▶ **PROVIDED MATERIAL**:
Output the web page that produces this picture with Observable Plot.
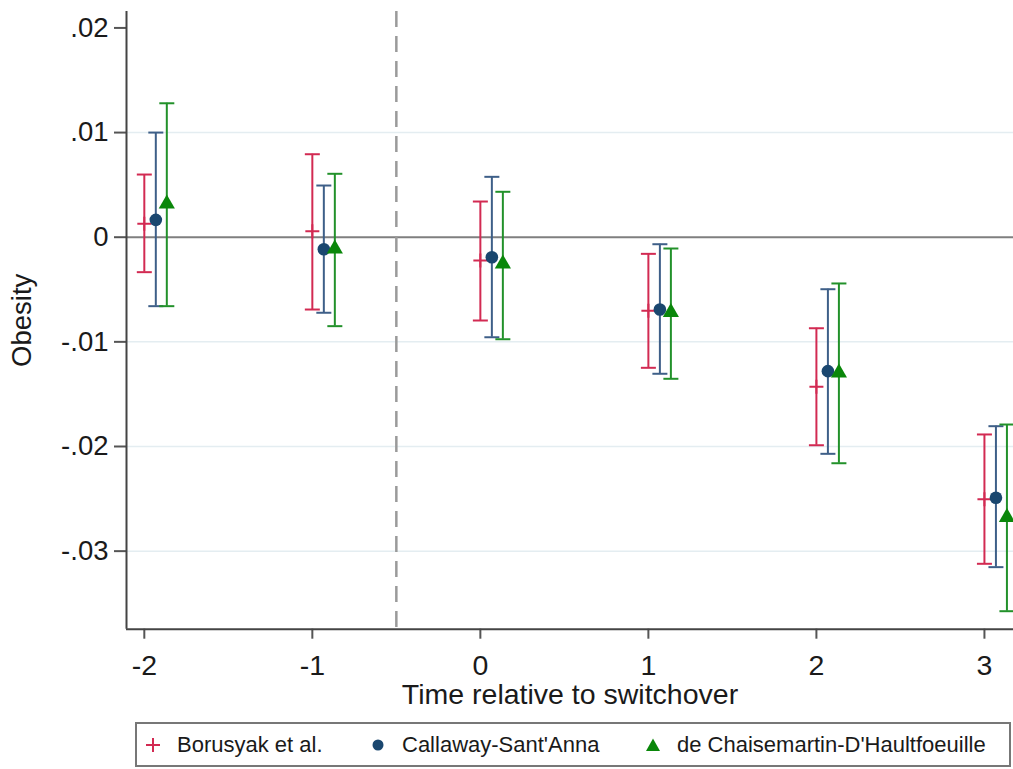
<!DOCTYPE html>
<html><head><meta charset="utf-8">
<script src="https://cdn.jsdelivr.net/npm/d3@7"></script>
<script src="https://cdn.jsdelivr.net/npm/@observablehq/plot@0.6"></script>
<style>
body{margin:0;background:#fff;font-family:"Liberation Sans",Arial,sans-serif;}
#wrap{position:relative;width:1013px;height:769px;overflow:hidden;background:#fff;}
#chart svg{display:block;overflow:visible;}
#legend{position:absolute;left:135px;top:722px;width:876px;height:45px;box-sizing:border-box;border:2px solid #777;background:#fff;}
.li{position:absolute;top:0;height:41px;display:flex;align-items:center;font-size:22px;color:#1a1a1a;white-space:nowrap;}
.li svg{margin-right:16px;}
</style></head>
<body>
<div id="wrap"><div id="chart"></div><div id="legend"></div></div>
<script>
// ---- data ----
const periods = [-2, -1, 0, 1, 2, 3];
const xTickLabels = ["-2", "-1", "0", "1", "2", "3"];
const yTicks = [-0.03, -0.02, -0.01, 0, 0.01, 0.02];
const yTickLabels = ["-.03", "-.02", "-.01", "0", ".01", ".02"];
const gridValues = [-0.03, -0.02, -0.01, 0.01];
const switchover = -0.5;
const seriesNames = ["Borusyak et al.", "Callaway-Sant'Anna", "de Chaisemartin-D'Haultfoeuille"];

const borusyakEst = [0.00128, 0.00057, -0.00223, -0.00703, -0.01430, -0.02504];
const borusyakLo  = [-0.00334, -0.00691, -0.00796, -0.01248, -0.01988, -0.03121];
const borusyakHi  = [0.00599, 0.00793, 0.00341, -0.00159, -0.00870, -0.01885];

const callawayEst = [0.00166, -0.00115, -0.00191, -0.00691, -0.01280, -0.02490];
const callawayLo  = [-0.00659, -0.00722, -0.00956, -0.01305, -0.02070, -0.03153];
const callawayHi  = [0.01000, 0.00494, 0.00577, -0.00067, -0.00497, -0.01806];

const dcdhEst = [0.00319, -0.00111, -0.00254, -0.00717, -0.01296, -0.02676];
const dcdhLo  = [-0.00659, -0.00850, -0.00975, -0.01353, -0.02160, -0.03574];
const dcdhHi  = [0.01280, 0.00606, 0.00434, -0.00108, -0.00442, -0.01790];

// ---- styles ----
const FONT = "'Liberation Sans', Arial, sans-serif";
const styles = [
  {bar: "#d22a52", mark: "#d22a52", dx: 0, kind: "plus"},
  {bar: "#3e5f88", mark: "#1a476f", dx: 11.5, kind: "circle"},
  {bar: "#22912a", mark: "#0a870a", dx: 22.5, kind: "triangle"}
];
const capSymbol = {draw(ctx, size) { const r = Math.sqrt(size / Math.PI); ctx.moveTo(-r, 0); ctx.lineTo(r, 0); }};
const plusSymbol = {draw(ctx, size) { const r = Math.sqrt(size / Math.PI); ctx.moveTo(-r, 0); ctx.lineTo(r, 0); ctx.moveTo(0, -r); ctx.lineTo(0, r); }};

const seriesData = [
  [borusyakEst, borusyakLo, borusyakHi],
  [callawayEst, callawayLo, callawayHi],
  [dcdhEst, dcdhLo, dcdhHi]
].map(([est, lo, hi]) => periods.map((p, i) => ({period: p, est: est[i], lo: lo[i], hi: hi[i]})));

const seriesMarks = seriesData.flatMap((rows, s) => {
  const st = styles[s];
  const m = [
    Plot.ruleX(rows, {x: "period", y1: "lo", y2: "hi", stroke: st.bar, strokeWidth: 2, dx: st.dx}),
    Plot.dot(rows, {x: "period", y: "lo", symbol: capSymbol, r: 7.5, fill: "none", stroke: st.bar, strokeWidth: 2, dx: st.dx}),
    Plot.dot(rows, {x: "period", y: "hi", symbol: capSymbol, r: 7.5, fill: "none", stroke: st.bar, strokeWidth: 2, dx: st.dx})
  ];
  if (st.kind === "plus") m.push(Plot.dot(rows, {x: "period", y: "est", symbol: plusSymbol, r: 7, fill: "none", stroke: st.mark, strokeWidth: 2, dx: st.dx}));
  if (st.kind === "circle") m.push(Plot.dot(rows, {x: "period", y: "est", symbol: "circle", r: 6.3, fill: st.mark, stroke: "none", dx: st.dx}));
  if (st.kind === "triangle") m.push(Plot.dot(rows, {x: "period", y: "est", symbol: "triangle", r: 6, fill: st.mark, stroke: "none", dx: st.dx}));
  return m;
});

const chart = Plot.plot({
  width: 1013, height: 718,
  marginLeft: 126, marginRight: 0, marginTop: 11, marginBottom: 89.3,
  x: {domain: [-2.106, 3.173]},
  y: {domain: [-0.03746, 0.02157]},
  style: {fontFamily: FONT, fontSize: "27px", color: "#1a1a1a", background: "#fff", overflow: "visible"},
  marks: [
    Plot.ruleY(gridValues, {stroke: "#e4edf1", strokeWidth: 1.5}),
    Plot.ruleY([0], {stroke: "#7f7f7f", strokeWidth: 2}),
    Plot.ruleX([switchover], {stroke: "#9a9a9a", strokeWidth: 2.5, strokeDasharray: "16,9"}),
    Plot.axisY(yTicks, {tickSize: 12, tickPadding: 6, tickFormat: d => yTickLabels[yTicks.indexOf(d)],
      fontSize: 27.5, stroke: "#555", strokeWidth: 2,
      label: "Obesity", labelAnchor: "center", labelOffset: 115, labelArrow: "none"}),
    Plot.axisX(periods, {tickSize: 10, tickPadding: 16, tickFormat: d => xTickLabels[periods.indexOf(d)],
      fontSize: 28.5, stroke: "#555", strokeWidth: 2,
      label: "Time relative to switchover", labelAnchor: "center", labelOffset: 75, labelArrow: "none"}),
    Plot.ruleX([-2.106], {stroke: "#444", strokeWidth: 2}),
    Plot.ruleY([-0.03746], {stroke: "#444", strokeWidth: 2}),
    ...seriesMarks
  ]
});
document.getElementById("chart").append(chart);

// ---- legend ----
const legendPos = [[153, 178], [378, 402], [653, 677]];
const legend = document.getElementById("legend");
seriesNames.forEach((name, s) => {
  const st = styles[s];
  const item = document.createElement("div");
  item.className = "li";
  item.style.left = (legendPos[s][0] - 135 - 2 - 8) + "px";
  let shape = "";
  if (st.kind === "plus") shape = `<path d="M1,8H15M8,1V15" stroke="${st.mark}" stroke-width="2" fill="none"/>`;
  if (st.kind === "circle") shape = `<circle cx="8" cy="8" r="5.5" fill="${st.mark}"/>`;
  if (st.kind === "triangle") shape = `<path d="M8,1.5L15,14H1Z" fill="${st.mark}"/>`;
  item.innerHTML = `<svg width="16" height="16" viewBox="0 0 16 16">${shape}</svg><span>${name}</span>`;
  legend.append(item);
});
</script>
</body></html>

▶ **OBJECTIVE**: All of the material above is to be copied exactly, except for its images.

▶ **WRITTEN RESPONSE**:
Output the web page that produces this picture with Observable Plot.
<!DOCTYPE html>
<html><head><meta charset="utf-8">
<script src="https://cdn.jsdelivr.net/npm/d3@7"></script>
<script src="https://cdn.jsdelivr.net/npm/@observablehq/plot@0.6"></script>
<style>
body{margin:0;background:#fff;font-family:"Liberation Sans",Arial,sans-serif;}
#wrap{position:relative;width:1013px;height:769px;overflow:hidden;background:#fff;}
#chart svg{display:block;overflow:visible;}
#legend{position:absolute;left:135px;top:722px;width:876px;height:45px;box-sizing:border-box;border:2px solid #777;background:#fff;}
.li{position:absolute;top:0;height:41px;display:flex;align-items:center;font-size:22px;color:#1a1a1a;white-space:nowrap;}
.li svg{margin-right:16px;}
</style></head>
<body>
<div id="wrap"><div id="chart"></div><div id="legend"></div></div>
<script>
// ---- data ----
const periods = [-2, -1, 0, 1, 2, 3];
const xTickLabels = ["-2", "-1", "0", "1", "2", "3"];
const yTicks = [-0.03, -0.02, -0.01, 0, 0.01, 0.02];
const yTickLabels = ["-.03", "-.02", "-.01", "0", ".01", ".02"];
const gridValues = [-0.03, -0.02, -0.01, 0.01];
const switchover = -0.5;
const seriesNames = ["Borusyak et al.", "Callaway-Sant'Anna", "de Chaisemartin-D'Haultfoeuille"];

const borusyakEst = [0.00128, 0.00057, -0.00223, -0.00703, -0.01430, -0.02504];
const borusyakLo  = [-0.00334, -0.00691, -0.00796, -0.01248, -0.01988, -0.03121];
const borusyakHi  = [0.00599, 0.00793, 0.00341, -0.00159, -0.00870, -0.01885];

const callawayEst = [0.00166, -0.00115, -0.00191, -0.00691, -0.01280, -0.02490];
const callawayLo  = [-0.00659, -0.00722, -0.00956, -0.01305, -0.02070, -0.03153];
const callawayHi  = [0.01000, 0.00494, 0.00577, -0.00067, -0.00497, -0.01806];

const dcdhEst = [0.00319, -0.00111, -0.00254, -0.00717, -0.01296, -0.02676];
const dcdhLo  = [-0.00659, -0.00850, -0.00975, -0.01353, -0.02160, -0.03574];
const dcdhHi  = [0.01280, 0.00606, 0.00434, -0.00108, -0.00442, -0.01790];

// ---- styles ----
const FONT = "'Liberation Sans', Arial, sans-serif";
const styles = [
  {bar: "#d22a52", mark: "#d22a52", dx: 0, kind: "plus"},
  {bar: "#3e5f88", mark: "#1a476f", dx: 11.5, kind: "circle"},
  {bar: "#22912a", mark: "#0a870a", dx: 22.5, kind: "triangle"}
];
const capSymbol = {draw(ctx, size) { const r = Math.sqrt(size / Math.PI); ctx.moveTo(-r, 0); ctx.lineTo(r, 0); }};
const plusSymbol = {draw(ctx, size) { const r = Math.sqrt(size / Math.PI); ctx.moveTo(-r, 0); ctx.lineTo(r, 0); ctx.moveTo(0, -r); ctx.lineTo(0, r); }};

const seriesData = [
  [borusyakEst, borusyakLo, borusyakHi],
  [callawayEst, callawayLo, callawayHi],
  [dcdhEst, dcdhLo, dcdhHi]
].map(([est, lo, hi]) => periods.map((p, i) => ({period: p, est: est[i], lo: lo[i], hi: hi[i]})));

const seriesMarks = seriesData.flatMap((rows, s) => {
  const st = styles[s];
  const m = [
    Plot.ruleX(rows, {x: "period", y1: "lo", y2: "hi", stroke: st.bar, strokeWidth: 2, dx: st.dx}),
    Plot.dot(rows, {x: "period", y: "lo", symbol: capSymbol, r: 7.5, fill: "none", stroke: st.bar, strokeWidth: 2, dx: st.dx}),
    Plot.dot(rows, {x: "period", y: "hi", symbol: capSymbol, r: 7.5, fill: "none", stroke: st.bar, strokeWidth: 2, dx: st.dx})
  ];
  if (st.kind === "plus") m.push(Plot.dot(rows, {x: "period", y: "est", symbol: plusSymbol, r: 7, fill: "none", stroke: st.mark, strokeWidth: 2, dx: st.dx}));
  if (st.kind === "circle") m.push(Plot.dot(rows, {x: "period", y: "est", symbol: "circle", r: 6.3, fill: st.mark, stroke: "none", dx: st.dx}));
  if (st.kind === "triangle") m.push(Plot.dot(rows, {x: "period", y: "est", symbol: "triangle", r: 6, fill: st.mark, stroke: "none", dx: st.dx}));
  return m;
});

const chart = Plot.plot({
  width: 1013, height: 718,
  marginLeft: 126, marginRight: 0, marginTop: 11, marginBottom: 89.3,
  x: {domain: [-2.106, 3.173]},
  y: {domain: [-0.03746, 0.02157]},
  style: {fontFamily: FONT, fontSize: "27px", color: "#1a1a1a", background: "#fff", overflow: "visible"},
  marks: [
    Plot.ruleY(gridValues, {stroke: "#e4edf1", strokeWidth: 1.5}),
    Plot.ruleY([0], {stroke: "#7f7f7f", strokeWidth: 2}),
    Plot.ruleX([switchover], {stroke: "#9a9a9a", strokeWidth: 2.5, strokeDasharray: "16,9"}),
    Plot.axisY(yTicks, {tickSize: 12, tickPadding: 6, tickFormat: d => yTickLabels[yTicks.indexOf(d)],
      fontSize: 27.5, stroke: "#555", strokeWidth: 2,
      label: "Obesity", labelAnchor: "center", labelOffset: 115, labelArrow: "none"}),
    Plot.axisX(periods, {tickSize: 10, tickPadding: 16, tickFormat: d => xTickLabels[periods.indexOf(d)],
      fontSize: 28.5, stroke: "#555", strokeWidth: 2,
      label: "Time relative to switchover", labelAnchor: "center", labelOffset: 75, labelArrow: "none"}),
    Plot.ruleX([-2.106], {stroke: "#444", strokeWidth: 2}),
    Plot.ruleY([-0.03746], {stroke: "#444", strokeWidth: 2}),
    ...seriesMarks
  ]
});
document.getElementById("chart").append(chart);

// ---- legend ----
const legendPos = [[153, 178], [378, 402], [653, 677]];
const legend = document.getElementById("legend");
seriesNames.forEach((name, s) => {
  const st = styles[s];
  const item = document.createElement("div");
  item.className = "li";
  item.style.left = (legendPos[s][0] - 135 - 2 - 8) + "px";
  let shape = "";
  if (st.kind === "plus") shape = `<path d="M1,8H15M8,1V15" stroke="${st.mark}" stroke-width="2" fill="none"/>`;
  if (st.kind === "circle") shape = `<circle cx="8" cy="8" r="5.5" fill="${st.mark}"/>`;
  if (st.kind === "triangle") shape = `<path d="M8,1.5L15,14H1Z" fill="${st.mark}"/>`;
  item.innerHTML = `<svg width="16" height="16" viewBox="0 0 16 16">${shape}</svg><span>${name}</span>`;
  legend.append(item);
});
</script>
</body></html>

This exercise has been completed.